» **TASK**
Starting with the first line below, extract each line through the one that contains "const axisMonthCount = 86;", inclusive, excluding pictures.

» **MATERIAL PROVIDED**
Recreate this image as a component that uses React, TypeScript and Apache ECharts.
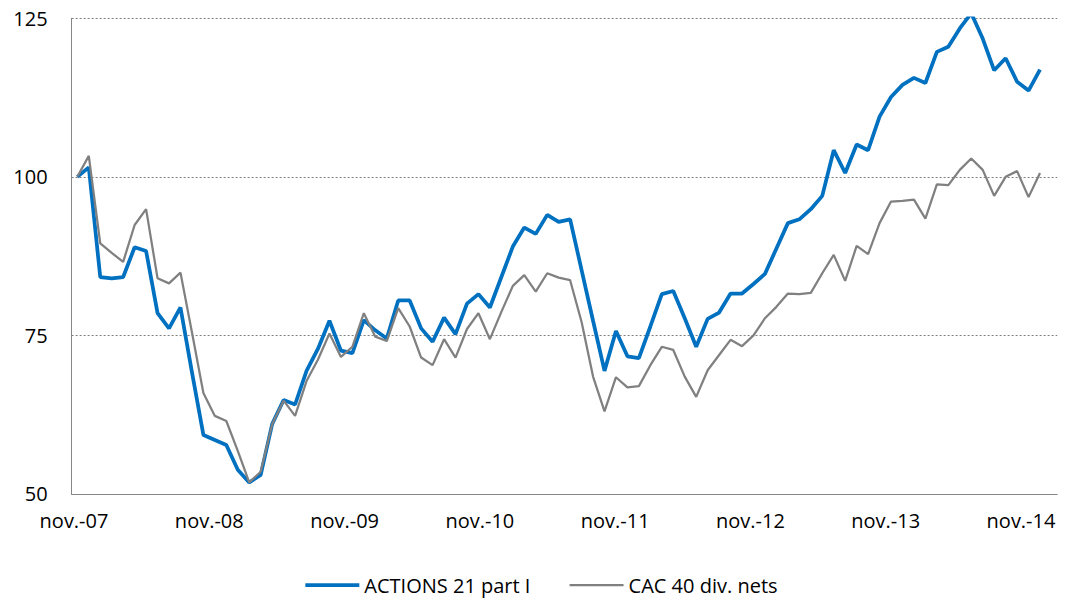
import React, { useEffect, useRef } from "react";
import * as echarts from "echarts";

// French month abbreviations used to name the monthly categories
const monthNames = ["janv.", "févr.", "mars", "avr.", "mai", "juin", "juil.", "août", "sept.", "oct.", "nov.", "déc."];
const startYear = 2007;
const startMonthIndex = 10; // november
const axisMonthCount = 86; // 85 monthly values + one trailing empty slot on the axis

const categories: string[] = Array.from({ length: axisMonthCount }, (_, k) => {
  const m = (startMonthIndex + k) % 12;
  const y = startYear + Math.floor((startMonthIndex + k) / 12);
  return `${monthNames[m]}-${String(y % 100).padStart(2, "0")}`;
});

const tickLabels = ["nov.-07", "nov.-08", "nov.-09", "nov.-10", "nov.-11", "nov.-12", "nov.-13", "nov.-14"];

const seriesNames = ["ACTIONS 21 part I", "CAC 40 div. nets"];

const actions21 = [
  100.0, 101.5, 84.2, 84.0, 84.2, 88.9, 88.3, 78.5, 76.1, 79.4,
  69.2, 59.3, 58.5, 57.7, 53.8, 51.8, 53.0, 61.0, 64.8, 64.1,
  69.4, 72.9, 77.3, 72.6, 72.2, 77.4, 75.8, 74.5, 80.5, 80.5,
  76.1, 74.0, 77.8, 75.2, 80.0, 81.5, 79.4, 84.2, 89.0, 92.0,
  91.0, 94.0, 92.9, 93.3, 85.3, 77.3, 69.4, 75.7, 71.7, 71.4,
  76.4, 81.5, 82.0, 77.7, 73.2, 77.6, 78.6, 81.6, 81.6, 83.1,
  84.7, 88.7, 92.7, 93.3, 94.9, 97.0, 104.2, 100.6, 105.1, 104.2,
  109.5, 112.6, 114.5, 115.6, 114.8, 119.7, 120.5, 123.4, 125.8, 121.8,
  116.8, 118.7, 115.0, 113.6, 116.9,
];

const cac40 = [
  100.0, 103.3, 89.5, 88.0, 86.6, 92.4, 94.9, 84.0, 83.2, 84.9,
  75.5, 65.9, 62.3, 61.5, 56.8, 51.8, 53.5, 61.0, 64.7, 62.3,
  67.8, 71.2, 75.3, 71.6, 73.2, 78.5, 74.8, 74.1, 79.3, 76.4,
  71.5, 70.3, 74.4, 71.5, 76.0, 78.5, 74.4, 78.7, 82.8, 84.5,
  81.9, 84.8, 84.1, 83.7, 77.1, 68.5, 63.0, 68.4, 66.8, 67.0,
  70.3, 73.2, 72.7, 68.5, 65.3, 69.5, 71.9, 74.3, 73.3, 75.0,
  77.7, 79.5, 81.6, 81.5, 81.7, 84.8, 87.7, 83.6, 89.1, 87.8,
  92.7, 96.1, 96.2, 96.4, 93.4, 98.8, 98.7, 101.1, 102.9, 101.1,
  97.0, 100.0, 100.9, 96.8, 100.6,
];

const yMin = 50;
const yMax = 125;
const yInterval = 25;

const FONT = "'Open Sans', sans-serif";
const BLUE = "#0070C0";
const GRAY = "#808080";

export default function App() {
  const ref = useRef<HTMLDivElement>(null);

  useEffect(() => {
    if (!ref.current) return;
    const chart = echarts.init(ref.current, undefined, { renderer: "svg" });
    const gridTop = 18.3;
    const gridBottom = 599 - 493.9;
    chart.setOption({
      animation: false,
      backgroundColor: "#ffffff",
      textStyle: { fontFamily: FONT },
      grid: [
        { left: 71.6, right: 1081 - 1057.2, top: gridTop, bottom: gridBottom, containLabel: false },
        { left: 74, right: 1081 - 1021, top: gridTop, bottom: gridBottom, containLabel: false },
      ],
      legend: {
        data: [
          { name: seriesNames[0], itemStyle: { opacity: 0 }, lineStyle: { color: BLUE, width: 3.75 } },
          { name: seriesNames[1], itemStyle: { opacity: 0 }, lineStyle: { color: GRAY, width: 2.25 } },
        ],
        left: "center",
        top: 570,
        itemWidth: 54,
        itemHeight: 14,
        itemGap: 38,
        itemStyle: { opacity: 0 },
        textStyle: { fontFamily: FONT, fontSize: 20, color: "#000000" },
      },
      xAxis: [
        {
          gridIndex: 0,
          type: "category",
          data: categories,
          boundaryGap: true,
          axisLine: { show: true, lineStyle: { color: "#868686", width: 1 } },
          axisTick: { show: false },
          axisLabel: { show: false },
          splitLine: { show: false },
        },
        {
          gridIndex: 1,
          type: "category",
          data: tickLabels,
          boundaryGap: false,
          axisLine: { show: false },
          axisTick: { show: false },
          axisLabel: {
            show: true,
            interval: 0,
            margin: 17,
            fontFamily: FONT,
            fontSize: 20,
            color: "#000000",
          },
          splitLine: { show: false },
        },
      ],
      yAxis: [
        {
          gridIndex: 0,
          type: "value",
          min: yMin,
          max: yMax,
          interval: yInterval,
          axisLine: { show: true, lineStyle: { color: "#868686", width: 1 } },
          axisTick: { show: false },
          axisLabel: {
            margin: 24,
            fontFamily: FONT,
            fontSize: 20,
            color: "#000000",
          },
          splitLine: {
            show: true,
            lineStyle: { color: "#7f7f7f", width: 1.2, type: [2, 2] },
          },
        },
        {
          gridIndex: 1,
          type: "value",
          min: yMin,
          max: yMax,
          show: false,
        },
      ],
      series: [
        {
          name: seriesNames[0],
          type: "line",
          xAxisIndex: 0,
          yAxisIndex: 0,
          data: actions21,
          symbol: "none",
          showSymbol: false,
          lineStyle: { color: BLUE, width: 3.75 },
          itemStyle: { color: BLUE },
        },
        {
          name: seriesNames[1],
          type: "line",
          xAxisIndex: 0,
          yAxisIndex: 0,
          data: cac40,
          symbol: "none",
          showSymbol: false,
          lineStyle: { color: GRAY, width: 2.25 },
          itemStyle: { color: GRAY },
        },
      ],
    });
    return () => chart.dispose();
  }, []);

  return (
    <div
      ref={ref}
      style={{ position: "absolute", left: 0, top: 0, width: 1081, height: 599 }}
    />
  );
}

» **WRITTEN ANSWER**
Recreate this image as a component that uses React, TypeScript and Apache ECharts.
import React, { useEffect, useRef } from "react";
import * as echarts from "echarts";

// French month abbreviations used to name the monthly categories
const monthNames = ["janv.", "févr.", "mars", "avr.", "mai", "juin", "juil.", "août", "sept.", "oct.", "nov.", "déc."];
const startYear = 2007;
const startMonthIndex = 10; // november
const axisMonthCount = 86; // 85 monthly values + one trailing empty slot on the axis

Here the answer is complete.